Dissecting MEV: The Problem of Relays
Are relays destined to remain as a necessary evil?
mezzotint/Shutterstock modified by Blockworks
Ethereum is built on the principles of decentralization, trustlessness and free market competition. So it might be surprising to learn that an important mechanism in the protocol’s ecosystem is centralized, must be trusted and offers no economic incentive.
Relays perform a key role in the infrastructure that supports MEV — or maximum extractable value — on Ethereum. Existing between builders and validators as middlemen, relays absorb large amounts of traffic from builders by only sending select blocks to validators.
The problem, as Matt Cutler, CEO and co-founder of Blocknative, explained on the Bell Curve podcast, is threefold: Few relays exist, they must be trusted, and they do not currently offer profitability to relay providers.
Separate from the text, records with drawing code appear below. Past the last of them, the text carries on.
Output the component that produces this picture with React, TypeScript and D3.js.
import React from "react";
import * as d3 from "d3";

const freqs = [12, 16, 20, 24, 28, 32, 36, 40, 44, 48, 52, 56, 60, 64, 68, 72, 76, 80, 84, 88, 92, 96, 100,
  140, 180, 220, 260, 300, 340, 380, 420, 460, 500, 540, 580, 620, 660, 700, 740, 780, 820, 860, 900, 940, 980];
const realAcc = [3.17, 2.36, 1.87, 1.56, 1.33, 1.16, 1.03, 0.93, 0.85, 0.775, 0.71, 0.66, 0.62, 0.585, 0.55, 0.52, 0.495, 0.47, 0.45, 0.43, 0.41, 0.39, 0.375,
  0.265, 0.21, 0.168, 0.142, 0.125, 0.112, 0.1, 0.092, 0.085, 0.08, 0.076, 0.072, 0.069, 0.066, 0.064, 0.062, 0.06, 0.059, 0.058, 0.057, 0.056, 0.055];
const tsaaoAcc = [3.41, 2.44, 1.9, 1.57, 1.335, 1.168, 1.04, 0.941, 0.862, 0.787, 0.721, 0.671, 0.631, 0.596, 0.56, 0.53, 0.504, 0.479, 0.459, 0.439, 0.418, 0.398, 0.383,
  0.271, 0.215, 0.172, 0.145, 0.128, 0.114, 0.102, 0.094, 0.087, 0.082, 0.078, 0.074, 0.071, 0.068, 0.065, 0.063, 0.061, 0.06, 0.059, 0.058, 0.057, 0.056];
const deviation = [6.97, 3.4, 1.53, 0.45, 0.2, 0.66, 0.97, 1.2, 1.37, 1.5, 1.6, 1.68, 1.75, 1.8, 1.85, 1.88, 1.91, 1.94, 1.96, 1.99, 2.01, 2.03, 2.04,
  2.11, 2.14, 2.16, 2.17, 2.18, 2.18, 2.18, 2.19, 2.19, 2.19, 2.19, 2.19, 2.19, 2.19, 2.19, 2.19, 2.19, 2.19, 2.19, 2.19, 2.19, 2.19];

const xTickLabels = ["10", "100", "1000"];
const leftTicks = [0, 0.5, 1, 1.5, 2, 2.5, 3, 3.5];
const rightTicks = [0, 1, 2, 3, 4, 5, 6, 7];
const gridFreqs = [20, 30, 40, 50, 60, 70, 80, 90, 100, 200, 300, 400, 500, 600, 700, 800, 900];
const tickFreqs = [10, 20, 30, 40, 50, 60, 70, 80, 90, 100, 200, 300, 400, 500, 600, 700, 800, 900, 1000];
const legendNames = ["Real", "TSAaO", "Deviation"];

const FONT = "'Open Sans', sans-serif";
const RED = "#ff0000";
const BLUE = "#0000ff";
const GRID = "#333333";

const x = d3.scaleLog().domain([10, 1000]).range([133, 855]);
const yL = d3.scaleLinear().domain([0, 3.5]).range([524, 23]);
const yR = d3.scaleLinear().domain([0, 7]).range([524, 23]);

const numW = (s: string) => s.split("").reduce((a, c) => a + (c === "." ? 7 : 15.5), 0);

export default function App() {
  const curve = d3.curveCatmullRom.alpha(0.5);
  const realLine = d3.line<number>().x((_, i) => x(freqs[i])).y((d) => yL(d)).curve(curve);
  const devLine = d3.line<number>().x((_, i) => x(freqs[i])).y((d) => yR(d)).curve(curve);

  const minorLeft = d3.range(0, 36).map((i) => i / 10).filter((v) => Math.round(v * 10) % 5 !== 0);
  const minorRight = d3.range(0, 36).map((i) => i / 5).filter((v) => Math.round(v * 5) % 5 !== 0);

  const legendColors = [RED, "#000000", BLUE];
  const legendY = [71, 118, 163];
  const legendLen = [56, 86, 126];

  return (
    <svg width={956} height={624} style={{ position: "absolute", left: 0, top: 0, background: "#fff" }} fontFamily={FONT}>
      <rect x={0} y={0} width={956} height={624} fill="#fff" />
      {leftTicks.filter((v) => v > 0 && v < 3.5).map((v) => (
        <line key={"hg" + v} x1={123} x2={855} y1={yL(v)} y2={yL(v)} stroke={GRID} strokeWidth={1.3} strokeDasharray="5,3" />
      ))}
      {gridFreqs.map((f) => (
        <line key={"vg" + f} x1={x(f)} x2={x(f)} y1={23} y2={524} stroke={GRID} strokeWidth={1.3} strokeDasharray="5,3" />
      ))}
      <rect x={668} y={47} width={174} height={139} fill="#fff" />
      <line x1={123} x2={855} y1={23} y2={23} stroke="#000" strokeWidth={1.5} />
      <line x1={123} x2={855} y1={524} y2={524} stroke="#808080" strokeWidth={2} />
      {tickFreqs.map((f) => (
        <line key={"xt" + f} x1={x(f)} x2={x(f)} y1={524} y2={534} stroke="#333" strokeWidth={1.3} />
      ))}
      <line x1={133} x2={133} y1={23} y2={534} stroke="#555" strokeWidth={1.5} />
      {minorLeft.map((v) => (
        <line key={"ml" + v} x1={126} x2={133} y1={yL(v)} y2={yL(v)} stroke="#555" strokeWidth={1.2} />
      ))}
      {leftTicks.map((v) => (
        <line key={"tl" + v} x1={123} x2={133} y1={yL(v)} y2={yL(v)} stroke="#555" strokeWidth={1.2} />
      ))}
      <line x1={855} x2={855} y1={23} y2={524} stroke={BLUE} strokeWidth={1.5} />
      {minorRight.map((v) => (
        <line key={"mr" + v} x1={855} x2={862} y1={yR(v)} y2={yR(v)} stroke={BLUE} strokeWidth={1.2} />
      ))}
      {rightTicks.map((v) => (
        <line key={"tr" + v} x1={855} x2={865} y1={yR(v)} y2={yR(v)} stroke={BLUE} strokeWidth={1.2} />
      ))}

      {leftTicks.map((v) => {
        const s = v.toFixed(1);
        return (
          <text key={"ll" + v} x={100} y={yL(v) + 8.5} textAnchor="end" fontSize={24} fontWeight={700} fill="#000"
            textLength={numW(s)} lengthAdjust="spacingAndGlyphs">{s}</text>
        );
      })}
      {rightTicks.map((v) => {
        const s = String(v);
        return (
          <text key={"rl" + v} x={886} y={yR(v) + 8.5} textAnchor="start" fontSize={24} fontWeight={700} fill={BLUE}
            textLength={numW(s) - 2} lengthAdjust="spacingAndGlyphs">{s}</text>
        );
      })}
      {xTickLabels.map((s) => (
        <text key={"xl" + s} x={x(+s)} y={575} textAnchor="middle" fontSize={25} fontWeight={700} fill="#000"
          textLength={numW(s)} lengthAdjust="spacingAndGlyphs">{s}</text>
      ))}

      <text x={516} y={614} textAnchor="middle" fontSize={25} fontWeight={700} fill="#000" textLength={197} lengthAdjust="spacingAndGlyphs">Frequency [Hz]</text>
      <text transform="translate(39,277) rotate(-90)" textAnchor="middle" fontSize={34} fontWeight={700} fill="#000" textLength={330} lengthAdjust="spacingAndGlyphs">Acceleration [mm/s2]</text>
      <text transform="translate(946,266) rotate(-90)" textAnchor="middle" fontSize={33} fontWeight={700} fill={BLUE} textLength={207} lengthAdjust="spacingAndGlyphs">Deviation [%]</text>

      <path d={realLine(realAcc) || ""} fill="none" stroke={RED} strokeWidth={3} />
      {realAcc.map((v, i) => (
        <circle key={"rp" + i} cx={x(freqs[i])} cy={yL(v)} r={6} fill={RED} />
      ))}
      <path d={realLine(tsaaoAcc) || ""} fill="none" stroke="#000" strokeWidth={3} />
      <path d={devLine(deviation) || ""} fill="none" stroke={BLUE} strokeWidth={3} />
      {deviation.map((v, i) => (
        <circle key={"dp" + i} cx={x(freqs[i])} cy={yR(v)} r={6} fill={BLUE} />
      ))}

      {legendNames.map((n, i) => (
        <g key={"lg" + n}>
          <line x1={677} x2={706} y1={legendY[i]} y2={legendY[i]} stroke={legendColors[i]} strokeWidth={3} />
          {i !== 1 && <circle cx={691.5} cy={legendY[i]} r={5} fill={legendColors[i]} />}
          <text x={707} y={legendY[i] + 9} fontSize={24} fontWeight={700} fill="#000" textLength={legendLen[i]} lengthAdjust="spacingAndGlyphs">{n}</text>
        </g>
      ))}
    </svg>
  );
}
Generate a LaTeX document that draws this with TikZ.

“At the moment, there are 11 relays that power the Ethereum network,” Cutler says. “But only seven of them have more than 1% share [of the market].”
“It’s pretty centralized, more centralized than any of us would like.”
On top of that, the MEV-Boost network is highly dependent on these few relays. “Without the relays, the network doesn’t operate, meaning that the MEV-Boost network is entirely dependent on them. They require 100% uptime because if they don’t do their job, you have missed slots.”
Cutler points out one crucial problem: “There’s absolutely no economic incentives for operating the relays.” Although the role carries costs and risk, it offers nothing in return.
“And in fact, if your relay doesn’t do its job or there’s some misconfiguration and you miss slots, the validators often expect reimbursement. So they have negative economics.”
“The economics of it kind of suck today,” host Michael Ippolito agrees.
Read more: MEV: Who Should Profit From a Protocol’s Economic Activity?
Boosting relay participation
“One of the things we’re trying to do,” says Cutler, “is encourage more teams to participate as relays and to develop their own relays to encourage relay diversity.”
Cutler argues that relays offer “tremendous value to the entire network.” MEV-Boost uses block space more efficiently, increases the base fee burn, and pays validators significantly more, boosting the security budget.
“And so there’s a huge amount of benefit that is driven specifically by the work of the relays and the rest of the supply chain and yet none of that value is today shared with those infrastructure operators.”
This leads to an interesting conundrum: is there a way to pay relay providers without breaking the system?
Bell Curve podcast co-host Hasu, strategy lead at Flashbots, points out that relays are not actually necessary for all parties because “only untrusted parties would be excluded from the MEV supply chain if relays didn’t exist.”
Monetizing relays, Hasu argues, could inadvertently increase fragility in the system. Some participants might choose to circumvent relays to save on costs. In the current design, he says, “We have a social consensus — the social norm that everybody goes through a relay. And that’s really important because we want everybody to operate on the same footing.”
“But once we start monetizing relays,” he says, it may drive away certain parties because that would “increase their bottom line.”
Cutler counters Hasu’s argument, explaining, “We want lots of relays. We want a lot of people going, ‘Look, the economics here is amazing. This is a great business to get in, and we can add value here.’”
“Today,” Cutler adds, “there’s a small set of private entities who are using venture capital money to support the network and a couple of public goods that have passed the hat.”
“And that strikes me as — at the core of the network — not sustainable and not ideal for a network that basically is trying to be able to fund its own operations overall.”
“It’s not a free service. It’s, in fact, a very expensive service — and a high risk service.”
“Ultimately,” Cutler says, “on a long enough timeline, these things are not sustainable.”
Relays as a public good
In response, Hasu argues that one should instead look at the relay system as a “public good.”
“We pay the same cost as you guys do at Blocknative for running the Flashbots relay. And we do that because we think it’s essential to uphold this market structure.”
“We have to talk about it,” Hasu says, “from a funding public goods angle, more so than from an angle of how we can turn this into a market that can be monetized successfully.”